Moment gradient factor, Cb

Formula Used

For a doubly symmetric open I shape, this software uses:

Cw = tf × bf³ × h0² / 24

Here, tf is flange thickness. bf is flange width. h0 is the distance between flange centroids.

The approximate torsion constant for open thin wall plates is:

J = [2 × bf × tf³ + hw × tw³] / 3

The approximate elastic critical moment is:

Mcr = Cb × π / Lb × √(E × Iy × G × J + π² × E² × Iy × Cw / Lb²)

Shape factors adjust the base value for channels, tees, closed tubes, and custom sections.

How to Use This Calculator

Select the closest section type.
Select the unit system used by your drawing.
Enter depth, width, flange thickness, and web thickness.
Enter E and G values for the material.
Add the unbraced length and applied moment.
Use Cb for moment gradient adjustment.
Press the calculate button.
Review Cw, J, stiffness, critical moment, and utilization.
Export the result as CSV or PDF.

Example Data Table

Section	Depth	Width	tf	tw	E	G	Lb	Typical Use
I section	300 mm	150 mm	12 mm	8 mm	200000 MPa	77000 MPa	3000 mm	Steel beam check
Channel	250 mm	90 mm	10 mm	7 mm	200000 MPa	77000 MPa	2400 mm	Edge member review
Tee	200 mm	120 mm	10 mm	8 mm	200000 MPa	77000 MPa	1800 mm	Built up section
Box	180 mm	100 mm	8 mm	8 mm	200000 MPa	77000 MPa	2200 mm	Closed member estimate

Understanding Warping Constant Results

Warping constant shows how a section resists nonuniform torsion. It is often called Cw. Open thin walled shapes can twist and warp at the same time. A larger value means stronger resistance to flange bending caused by restrained twist. This tool estimates that behavior with practical section dimensions.

Why This Matters

Beams, channels, and built up members may fail by lateral torsional buckling before yielding. The warping constant helps describe that limit. It works with elastic modulus, torsion constant, weak axis inertia, and unbraced length.
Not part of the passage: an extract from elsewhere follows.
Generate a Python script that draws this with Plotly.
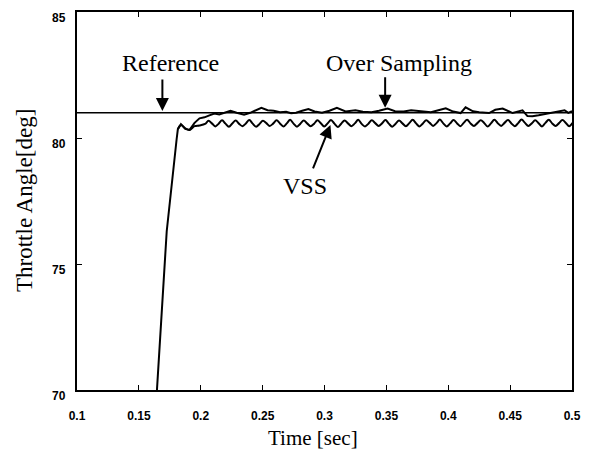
import numpy as np
import plotly.graph_objects as go

# ---------------- data ----------------
ref_t = [0.1, 0.5]
ref_v = [81.0, 81.0]

os_t = [0.1646, 0.1725, 0.1805, 0.1815, 0.184, 0.1875, 0.191, 0.195, 0.199, 0.203, 0.207, 0.211,
        0.215, 0.219, 0.224, 0.229, 0.235, 0.240, 0.245, 0.249, 0.254, 0.259, 0.264, 0.269,
        0.273, 0.277, 0.282, 0.287, 0.292, 0.298, 0.304, 0.310, 0.317, 0.325, 0.331, 0.338,
        0.344, 0.351, 0.357, 0.364, 0.370, 0.375, 0.381, 0.386, 0.392, 0.398, 0.404, 0.410,
        0.414, 0.420, 0.425, 0.433, 0.438, 0.444, 0.452, 0.460, 0.464, 0.468, 0.473, 0.478,
        0.483, 0.489, 0.494, 0.497, 0.500]
os_v = [70, 76.3, 79.95, 80.35, 80.55, 80.36, 80.32, 80.6, 80.78, 80.82, 80.9, 80.97,
        80.93, 81.0, 81.08, 81.0, 80.92, 81.0, 81.12, 81.2, 81.1, 81.08, 81.02, 81.04,
        80.98, 81.0, 81.08, 81.15, 81.05, 81.0, 81.08, 81.2, 81.05, 81.1, 81.04, 81.02,
        81.08, 81.17, 81.06, 81.05, 81.1, 81.08, 81.03, 81.02, 81.1, 81.18, 81.05, 80.99,
        81.22, 81.06, 81.02, 80.99, 81.12, 81.17, 80.99, 81.1, 80.87, 80.86, 80.9, 80.95,
        81.0, 81.07, 81.1, 81.0, 81.07]

vss_head_t = [0.1815, 0.184, 0.1875, 0.191, 0.195, 0.199]
vss_head_v = [80.35, 80.52, 80.38, 80.32, 80.47, 80.5]
vss_wave_v = [
    80.56, 80.68, 80.58, 80.46, 80.57, 80.70, 80.57, 80.45, 80.58, 80.69, 80.56, 80.47,
    80.58, 80.71, 80.57, 80.45, 80.56, 80.68, 80.59, 80.48, 80.57, 80.70, 80.58, 80.46,
    80.58, 80.72, 80.57, 80.45, 80.57, 80.69, 80.58, 80.47, 80.56, 80.70, 80.59, 80.46,
    80.58, 80.71, 80.57, 80.44, 80.57, 80.69, 80.58, 80.47, 80.58, 80.72, 80.56, 80.46,
    80.57, 80.70, 80.59, 80.48, 80.58, 80.71, 80.57, 80.45, 80.57, 80.69, 80.58, 80.47,
    80.59, 80.72, 80.58, 80.46, 80.58, 80.70, 80.60, 80.48, 80.59, 80.73, 80.58, 80.46,
    80.58, 80.71, 80.59, 80.47, 80.60, 80.72, 80.58, 80.48, 80.59, 80.70, 80.60, 80.46,
    80.58, 80.72, 80.59, 80.48, 80.60, 80.71, 80.58, 80.47, 80.59, 80.73, 80.60, 80.48,
    80.58, 80.70, 80.59, 80.46, 80.60, 80.72, 80.58, 80.48, 80.59, 80.71, 80.60, 80.47,
    80.60]
vss_wave_t = list(np.round(0.2035 + 0.00275 * np.arange(len(vss_wave_v)), 5))
vss_t = vss_head_t + vss_wave_t
vss_v = vss_head_v + vss_wave_v

x_ticks = [0.1, 0.15, 0.2, 0.25, 0.3, 0.35, 0.4, 0.45, 0.5]
x_tick_text = ["0.1", "0.15", "0.2", "0.25", "0.3", "0.35", "0.4", "0.45", "0.5"]
y_ticks = [70, 75, 80, 85]
y_tick_text = ["70", "75", "80", "85"]

SERIF = "Liberation Serif, Times New Roman, serif"
SANS = "Liberation Sans, Arial, sans-serif"

fig = go.Figure()
fig.add_trace(go.Scatter(x=ref_t, y=ref_v, mode="lines",
                         line=dict(color="black", width=1.5), showlegend=False))
fig.add_trace(go.Scatter(x=os_t, y=os_v, mode="lines",
                         line=dict(color="black", width=2), showlegend=False))
fig.add_trace(go.Scatter(x=vss_t, y=vss_v, mode="lines",
                         line=dict(color="black", width=2, shape="spline", smoothing=1.0),
                         showlegend=False))

ann = []
# y tick labels (slightly below their ticks as in the original)
for v, s in zip(y_ticks, y_tick_text):
    ann.append(dict(x=0, xref="paper", y=v, yref="y", text=s, showarrow=False,
                    xanchor="right", yanchor="middle", xshift=-9, yshift=-6,
                    font=dict(family=SANS, size=12, color="#000000", weight="bold")))
# axis titles
ann.append(dict(x=0, xref="paper", y=0.5, yref="paper", text="Throttle Angle[deg]",
                showarrow=False, textangle=-90, xanchor="center", yanchor="middle",
                xshift=-53, font=dict(family=SERIF, size=23, color="#000000")))
ann.append(dict(x=0.476, xref="paper", y=0, yref="paper", text="Time [sec]",
                showarrow=False, xanchor="center", yanchor="bottom", yshift=-62,
                font=dict(family=SERIF, size=21, color="#000000")))
# labels
ann.append(dict(x=0.1754, y=82.98, text="Reference", showarrow=False,
                font=dict(family=SERIF, size=24, color="#000000")))
ann.append(dict(x=0.360, y=82.98, text="Over Sampling", showarrow=False,
                font=dict(family=SERIF, size=24, color="#000000")))
ann.append(dict(x=0.284, y=78.1, text="VSS", showarrow=False,
                font=dict(family=SERIF, size=24, color="#000000")))
# arrows
arrow_style = dict(text="", showarrow=True, arrowhead=2, arrowsize=1.3, arrowwidth=2,
                   arrowcolor="black", axref="pixel", ayref="pixel")
ann.append(dict(x=0.169, y=81.07, ax=0, ay=-33, **arrow_style))
ann.append(dict(x=0.349, y=81.2, ax=0, ay=-32, **arrow_style))
ann.append(dict(x=0.3048, y=80.52, ax=-18, ay=45, **arrow_style))

fig.update_layout(
    width=591, height=452,
    margin=dict(l=77, r=10, t=12, b=62),
    paper_bgcolor="white", plot_bgcolor="white",
    annotations=ann,
    showlegend=False,
)
fig.update_xaxes(range=[0.1, 0.5], tickvals=x_ticks, ticktext=x_tick_text,
                 ticks="inside", ticklen=5, tickwidth=1, tickcolor="black",
                 showline=True, linecolor="black", linewidth=2, mirror="ticks",
                 showgrid=False, zeroline=False, ticklabelstandoff=14,
                 tickfont=dict(family=SANS, size=12, color="black", weight="bold"))
fig.update_yaxes(range=[70, 85], tickvals=y_ticks, showticklabels=False,
                 ticks="inside", ticklen=5, tickwidth=1, tickcolor="black",
                 showline=True, linecolor="black", linewidth=2, mirror="ticks",
                 showgrid=False, zeroline=False)

fig.write_html("out.html")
Together, these terms show how hard it is for a member to twist under bending.

Input Quality

Use outside depth, flange width, flange thickness, and web thickness from a trusted section drawing. Keep all length values in one unit system. Enter realistic material values. For steel, common metric inputs are 200000 for elastic modulus and 77000 for shear modulus. For customary units, common values are 29000 and 11200.

Interpreting Output

The calculated Cw is an approximate thin wall value. The warping stiffness equals elastic modulus times Cw. The torsion constant J measures St. Venant torsion. The torsional length factor helps compare warping stiffness with pure torsion stiffness. A higher critical moment suggests better lateral torsional stability.

Engineering Use

Use results for screening, teaching, detailing, and early design checks. Do not use approximate values as final code design for unusual shapes. Curved corners, welds, lips, holes, stiffeners, and compound plates can change torsional behavior. For critical work, compare the result with recognized tables or finite element section analysis.

Better Decisions

Try several flange widths and thicknesses. Watch how Cw changes quickly when flange width increases. This happens because the formula includes flange width cubed. Small changes can create large stiffness differences. Export the result for review, then keep the input record with your calculation notes.

Limitations

The formulas assume straight members, simple plate elements, and clean geometry. They do not replace national design rules. Boundary conditions also matter. End plates, bracing, and connected slabs may restrain twist. That restraint may increase real capacity. Poor connections may reduce it. Treat the critical moment as a guide. Confirm final member strength with a qualified method. Record assumptions clearly before sharing any exported report externally.

FAQs

What is a warping constant?

It is a section property that measures resistance to nonuniform torsional warping. It is important for open sections under bending and twist.

Is this suitable for final structural design?

Use it for early checks, comparisons, and learning. Final design should follow accepted codes, verified section properties, and professional judgment.

Why does flange width affect the result strongly?

The main formula uses flange width cubed. That means a small width increase can create a much larger warping constant.

What unit system should I use?

Use one consistent unit system. Metric entries should use millimeters and MPa. Customary entries should use inches and ksi.

What does the Cb factor do?

Cb adjusts the elastic critical moment for moment gradient effects. Use 1.0 when you want a conservative basic estimate.

Why is a closed box section treated differently?

Closed sections resist torsion mainly through closed-cell shear flow. Their warping behavior is not the same as open I sections.

Can I model a custom built up section?

Yes. Select the custom option and enter a multiplier. Use a value based on testing, tables, or detailed section analysis.

What does utilization mean?

It compares the applied moment with the estimated elastic critical moment. Values over 100 percent need further review.